--- Start Supplied data ---

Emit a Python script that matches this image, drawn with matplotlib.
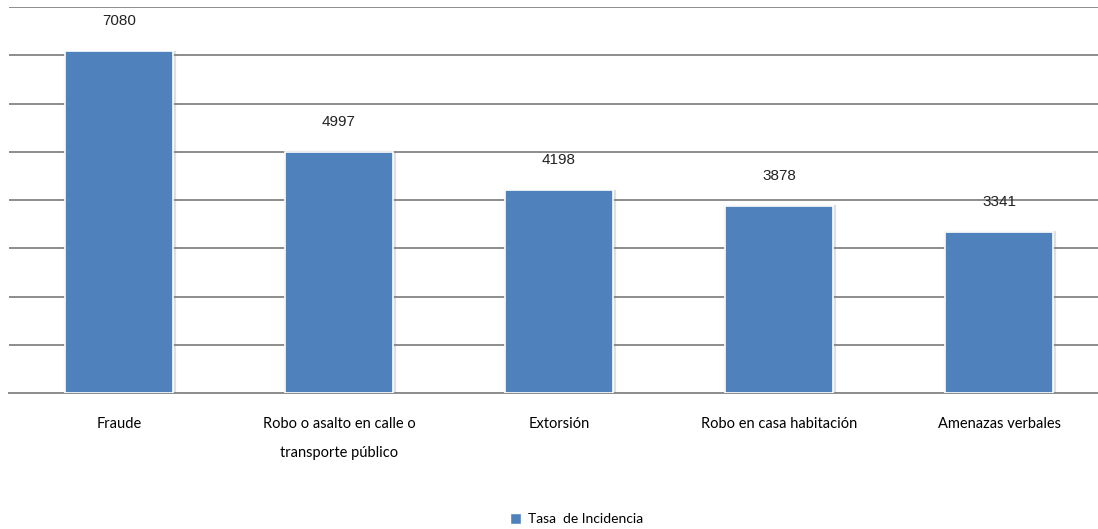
import matplotlib
matplotlib.use("Agg")
import matplotlib.pyplot as plt
import matplotlib.patheffects as pe
from matplotlib.patches import Patch

categories = ["Fraude", "Robo o asalto en calle o\ntransporte público", "Extorsión",
              "Robo en casa habitación", "Amenazas verbales"]
values = [7080, 4997, 4198, 3878, 3341]
series_name = "Tasa  de Incidencia"

fig = plt.figure(figsize=(10.98, 5.29), dpi=100)
ax = fig.add_axes([9/1098, 136/529, 1 - 9/1098, 386/529])

x = list(range(len(categories)))
bars = ax.bar(x, values, width=0.49, color="#4F81BD", edgecolor="white", linewidth=1.2, zorder=3)
for b in bars:
    b.set_path_effects([pe.SimpleLineShadow(offset=(0.8, -0.8), shadow_color="gray", alpha=0.25, linewidth=3),
                        pe.Normal()])

ax.set_ylim(0, 8000)
ax.set_xlim(-0.5, 4.45)
ax.set_yticks(range(0, 8001, 1000))
ax.yaxis.grid(True, color="#8c8c8c", linewidth=1.4, zorder=0)
ax.tick_params(axis="y", left=False, labelleft=False)
ax.tick_params(axis="x", bottom=False, pad=14)
for s in ["top", "right", "left"]:
    ax.spines[s].set_visible(False)
ax.spines["bottom"].set_color("#8c8c8c")
ax.spines["bottom"].set_linewidth(1.4)

ax.set_xticks(x)
ax.set_xticklabels(categories, fontsize=10.5, family="Lato", linespacing=2.3, va="top")

for xi, v in zip(x, values):
    ax.annotate(str(v), (xi, v), xytext=(0, 30), textcoords="offset pixels",
                ha="center", va="center", fontsize=11, family="Liberation Sans", color="#222222")

leg = fig.legend(handles=[Patch(facecolor="#4F81BD", edgecolor="white")], labels=[series_name],
                 loc="center", bbox_to_anchor=(0.525, 10/529), frameon=False,
                 prop={"family": "Lato", "size": 10}, handlelength=0.85, handleheight=0.85,
                 handletextpad=0.5)

fig.savefig("out.png", dpi=100)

--- End Supplied data ---

◆ **What to work on**: Which lines in the listing above hold the word "matplotlib"? Show each of them.

◆ **Solution to this problem**:
Emit a Python script that matches this image, drawn with matplotlib.
import matplotlib
matplotlib.use("Agg")
import matplotlib.pyplot as plt
import matplotlib.patheffects as pe
from matplotlib.patches import Patch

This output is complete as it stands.